What is needed -> Can you copy out the data exactly? Leave the images out.

Stored rows ->
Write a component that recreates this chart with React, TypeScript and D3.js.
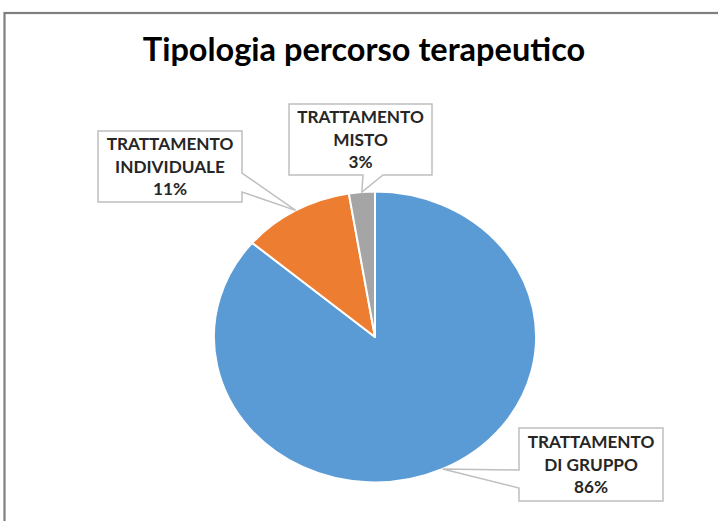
import React from "react";
import * as d3 from "d3";

const categories = ["TRATTAMENTO\nDI GRUPPO", "TRATTAMENTO\nINDIVIDUALE", "TRATTAMENTO\nMISTO"];
const values = [86.2, 11.2, 2.6];
const colors = ["#5B9BD5", "#ED7D31", "#A5A5A5"];
const title = "Tipologia percorso terapeutico";

// layout of callout boxes (x, y, w, h, side where the pointer attaches, base start/end along that side)
const boxes = [
  { x: 519, y: 428, w: 144, h: 73, side: "left", b0: 470, b1: 488 },
  { x: 98, y: 131, w: 144, h: 71, side: "right", b0: 173, b1: 192 },
  { x: 289, y: 104, w: 143, h: 71, side: "bottom", b0: 363, b1: 383 },
];

const W = 718, H = 521;
const cx = 375, cy = 337, r = 145.5, sx = 1.107;

function calloutPath(b: any, tip: [number, number]) {
  const { x, y, w, h, side, b0, b1 } = b;
  const R = x + w, B = y + h;
  const p = d3.path();
  p.moveTo(x, y);
  p.lineTo(R, y);
  if (side === "right") {
    p.lineTo(R, b0); p.lineTo(tip[0], tip[1]); p.lineTo(R, b1);
  }
  p.lineTo(R, B);
  if (side === "bottom") {
    p.lineTo(b1, B); p.lineTo(tip[0], tip[1]); p.lineTo(b0, B);
  }
  p.lineTo(x, B);
  if (side === "left") {
    p.lineTo(x, b1); p.lineTo(tip[0], tip[1]); p.lineTo(x, b0);
  }
  p.closePath();
  return p.toString();
}

export default function App() {
  const total = d3.sum(values);
  const pie = d3.pie<number>().sort(null).startAngle(0).endAngle(2 * Math.PI);
  const arcs = pie(values);
  const arc = d3.arc<d3.PieArcDatum<number>>().innerRadius(0).outerRadius(r);

  return (
    <svg width={W} height={H} style={{ position: "fixed", left: 0, top: 0, background: "#fff" }}>
      <rect x={0} y={0} width={W} height={H} fill="#fff" />
      <rect x={4.5} y={13} width={W + 20} height={H + 20} fill="none" stroke="#7f7f7f" strokeWidth={2.2} />
      <text x={364} y={61} textAnchor="middle" fontFamily="Lato, 'Open Sans', sans-serif" fontWeight={700} fontSize={32.5} fill="#000">
        {title}
      </text>
      <g transform={`translate(${cx},${cy}) scale(${sx},1)`}>
        {arcs.map((a, i) => (
          <path key={i} d={arc(a) || ""} fill={colors[i]} stroke="#fff" strokeWidth={2} vectorEffect="non-scaling-stroke" strokeLinejoin="round" />
        ))}
      </g>
      {arcs.map((a, i) => {
        const mid = (a.startAngle + a.endAngle) / 2;
        const tip: [number, number] = [cx + Math.sin(mid) * r * sx, cy - Math.cos(mid) * r];
        const b = boxes[i];
        const lines = categories[i].split("\n").concat([`${Math.round((values[i] / total) * 100)}%`]);
        const ccx = b.x + b.w / 2;
        const ccy = b.y + b.h / 2;
        return (
          <g key={i}>
            <path d={calloutPath(b, tip)} fill="#fff" stroke="#bfbfbf" strokeWidth={1.5} />
            {lines.map((t, j) => (
              <text key={j} x={ccx} y={ccy + (j - 1) * 22.5 + 6} textAnchor="middle"
                fontFamily="Lato, 'Open Sans', sans-serif" fontWeight={700} fontSize={17.2} fill="#262626">
                {t}
              </text>
            ))}
          </g>
        );
      })}
    </svg>
  );
}
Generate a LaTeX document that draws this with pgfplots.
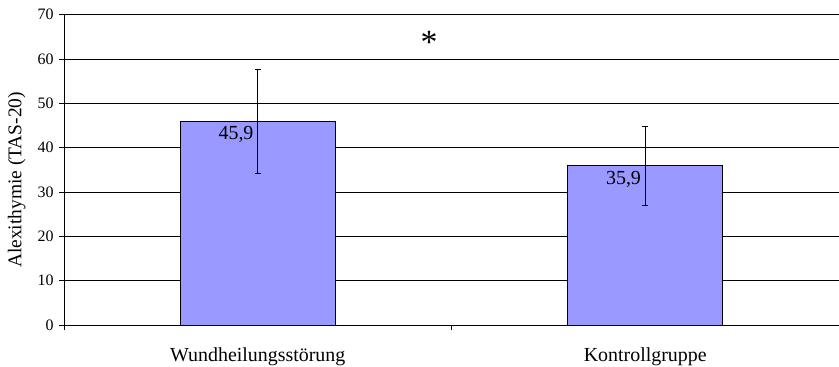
\documentclass[border=0pt]{standalone}
\usepackage{pgfplots}
\pgfplotsset{compat=1.18}
\usepackage{fontspec}
\setmainfont{Liberation Serif}
\definecolor{barfill}{HTML}{9999FF}
\begin{document}
\begin{tikzpicture}
\useasboundingbox (-64bp,-42bp) rectangle (775bp,325bp);
\begin{axis}[
  scale only axis,
  width=775bp, height=310.5bp,
  xmin=-0.5, xmax=1.5,
  ymin=0, ymax=70,
  axis x line*=bottom, axis y line*=left,
  axis line style={black, line width=0.7pt},
  ytick={0,10,...,70},
  ymajorgrids,
  grid style={black, line width=0.6pt},
  xtick={-0.5,0.5,1.5}, xticklabels={},
  tick align=outside,
  major tick length=5bp,
  tick style={black, line width=0.7pt},
  /pgf/number format/assume math mode=true,
  y tick label style={font=\fontsize{16}{18}\selectfont, xshift=-2bp},
  extra x ticks={0,1},
  extra x tick labels={Wundheilungsstörung, Kontrollgruppe},
  extra x tick style={tick style={draw=none}, grid=none,
    tick label style={font=\fontsize{20}{22}\selectfont, yshift=-14bp}},
  ylabel={Alexithymie (TAS-20)},
  ylabel style={font=\fontsize{19.5}{22}\selectfont, at={(axis description cs:-0.061,0.467)}, anchor=center},
  clip=false,
]
\addplot[ybar, bar width=0.4, fill=barfill, draw=black, line width=0.6pt,
  nodes near coords={\pgfmathprintnumber[fixed, fixed zerofill, precision=1, use comma]{\pgfplotspointmeta}},
  every node near coord/.append style={anchor=north east, inner sep=0pt, xshift=-4bp, yshift=-5bp, font=\fontsize{20}{22}\selectfont, black},
  error bars/.cd, y dir=both, y explicit,
  error bar style={black, line width=0.6pt},
  error mark options={rotate=90, mark size=3bp, black, line width=0.6pt}]
  coordinates {(0,45.9) +- (0,11.8) (1,35.9) +- (0,9.0)};
\node[font=\fontsize{34}{36}\selectfont, inner sep=0pt] at (axis cs:0.442,63.6) {*};
\end{axis}
\end{tikzpicture}
\end{document}
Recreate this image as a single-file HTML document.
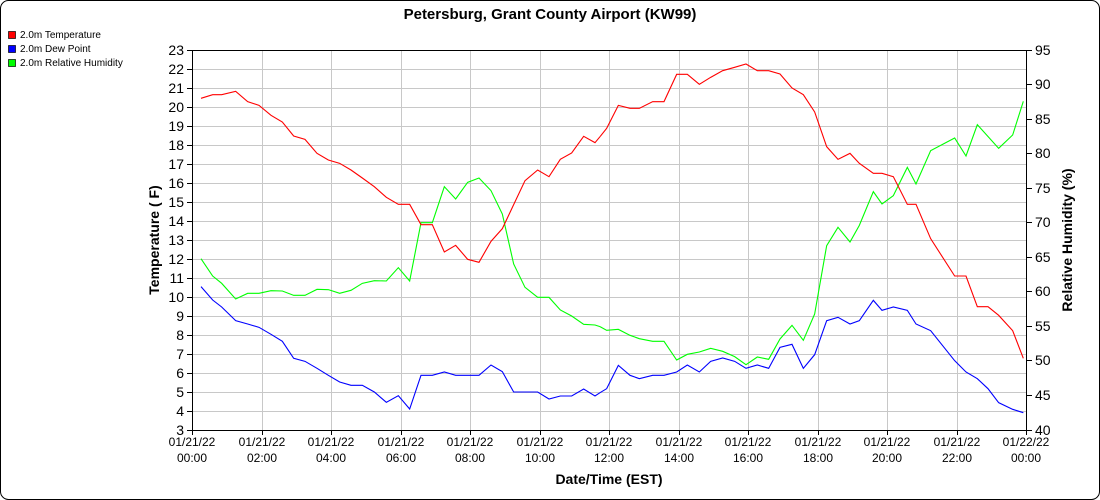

Task answer ->
Write a component that recreates this chart with React, TypeScript and D3.js.
import React from "react";
import * as d3 from "d3";

const categories = ["TRATTAMENTO\nDI GRUPPO", "TRATTAMENTO\nINDIVIDUALE", "TRATTAMENTO\nMISTO"];
const values = [86.2, 11.2, 2.6];
const colors = ["#5B9BD5", "#ED7D31", "#A5A5A5"];
const title = "Tipologia percorso terapeutico";

// layout of callout boxes (x, y, w, h, side where the pointer attaches, base start/end along that side)
const boxes = [
  { x: 519, y: 428, w: 144, h: 73, side: "left", b0: 470, b1: 488 },
  { x: 98, y: 131, w: 144, h: 71, side: "right", b0: 173, b1: 192 },
  { x: 289, y: 104, w: 143, h: 71, side: "bottom", b0: 363, b1: 383 },
];

const W = 718, H = 521;
const cx = 375, cy = 337, r = 145.5, sx = 1.107;

function calloutPath(b: any, tip: [number, number]) {
  const { x, y, w, h, side, b0, b1 } = b;
  const R = x + w, B = y + h;
  const p = d3.path();
  p.moveTo(x, y);
  p.lineTo(R, y);
  if (side === "right") {
    p.lineTo(R, b0); p.lineTo(tip[0], tip[1]); p.lineTo(R, b1);
  }
  p.lineTo(R, B);
  if (side === "bottom") {
    p.lineTo(b1, B); p.lineTo(tip[0], tip[1]); p.lineTo(b0, B);
  }
  p.lineTo(x, B);
  if (side === "left") {
    p.lineTo(x, b1); p.lineTo(tip[0], tip[1]); p.lineTo(x, b0);
  }
  p.closePath();
  return p.toString();
}

export default function App() {
  const total = d3.sum(values);
  const pie = d3.pie<number>().sort(null).startAngle(0).endAngle(2 * Math.PI);
  const arcs = pie(values);
  const arc = d3.arc<d3.PieArcDatum<number>>().innerRadius(0).outerRadius(r);

  return (
    <svg width={W} height={H} style={{ position: "fixed", left: 0, top: 0, background: "#fff" }}>
      <rect x={0} y={0} width={W} height={H} fill="#fff" />
      <rect x={4.5} y={13} width={W + 20} height={H + 20} fill="none" stroke="#7f7f7f" strokeWidth={2.2} />
      <text x={364} y={61} textAnchor="middle" fontFamily="Lato, 'Open Sans', sans-serif" fontWeight={700} fontSize={32.5} fill="#000">
        {title}
      </text>
      <g transform={`translate(${cx},${cy}) scale(${sx},1)`}>
        {arcs.map((a, i) => (
          <path key={i} d={arc(a) || ""} fill={colors[i]} stroke="#fff" strokeWidth={2} vectorEffect="non-scaling-stroke" strokeLinejoin="round" />
        ))}
      </g>
      {arcs.map((a, i) => {
        const mid = (a.startAngle + a.endAngle) / 2;
        const tip: [number, number] = [cx + Math.sin(mid) * r * sx, cy - Math.cos(mid) * r];
        const b = boxes[i];
        const lines = categories[i].split("\n").concat([`${Math.round((values[i] / total) * 100)}%`]);
        const ccx = b.x + b.w / 2;
        const ccy = b.y + b.h / 2;
        return (
          <g key={i}>
            <path d={calloutPath(b, tip)} fill="#fff" stroke="#bfbfbf" strokeWidth={1.5} />
            {lines.map((t, j) => (
              <text key={j} x={ccx} y={ccy + (j - 1) * 22.5 + 6} textAnchor="middle"
                fontFamily="Lato, 'Open Sans', sans-serif" fontWeight={700} fontSize={17.2} fill="#262626">
                {t}
              </text>
            ))}
          </g>
        );
      })}
    </svg>
  );
}
Generate a LaTeX document that draws this with pgfplots.
\documentclass[border=0pt]{standalone}
\usepackage{pgfplots}
\pgfplotsset{compat=1.18}
\usepackage{fontspec}
\setmainfont{Liberation Serif}
\definecolor{barfill}{HTML}{9999FF}
\begin{document}
\begin{tikzpicture}
\useasboundingbox (-64bp,-42bp) rectangle (775bp,325bp);
\begin{axis}[
  scale only axis,
  width=775bp, height=310.5bp,
  xmin=-0.5, xmax=1.5,
  ymin=0, ymax=70,
  axis x line*=bottom, axis y line*=left,
  axis line style={black, line width=0.7pt},
  ytick={0,10,...,70},
  ymajorgrids,
  grid style={black, line width=0.6pt},
  xtick={-0.5,0.5,1.5}, xticklabels={},
  tick align=outside,
  major tick length=5bp,
  tick style={black, line width=0.7pt},
  /pgf/number format/assume math mode=true,
  y tick label style={font=\fontsize{16}{18}\selectfont, xshift=-2bp},
  extra x ticks={0,1},
  extra x tick labels={Wundheilungsstörung, Kontrollgruppe},
  extra x tick style={tick style={draw=none}, grid=none,
    tick label style={font=\fontsize{20}{22}\selectfont, yshift=-14bp}},
  ylabel={Alexithymie (TAS-20)},
  ylabel style={font=\fontsize{19.5}{22}\selectfont, at={(axis description cs:-0.061,0.467)}, anchor=center},
  clip=false,
]
\addplot[ybar, bar width=0.4, fill=barfill, draw=black, line width=0.6pt,
  nodes near coords={\pgfmathprintnumber[fixed, fixed zerofill, precision=1, use comma]{\pgfplotspointmeta}},
  every node near coord/.append style={anchor=north east, inner sep=0pt, xshift=-4bp, yshift=-5bp, font=\fontsize{20}{22}\selectfont, black},
  error bars/.cd, y dir=both, y explicit,
  error bar style={black, line width=0.6pt},
  error mark options={rotate=90, mark size=3bp, black, line width=0.6pt}]
  coordinates {(0,45.9) +- (0,11.8) (1,35.9) +- (0,9.0)};
\node[font=\fontsize{34}{36}\selectfont, inner sep=0pt] at (axis cs:0.442,63.6) {*};
\end{axis}
\end{tikzpicture}
\end{document}
Recreate this image as a single-file HTML document.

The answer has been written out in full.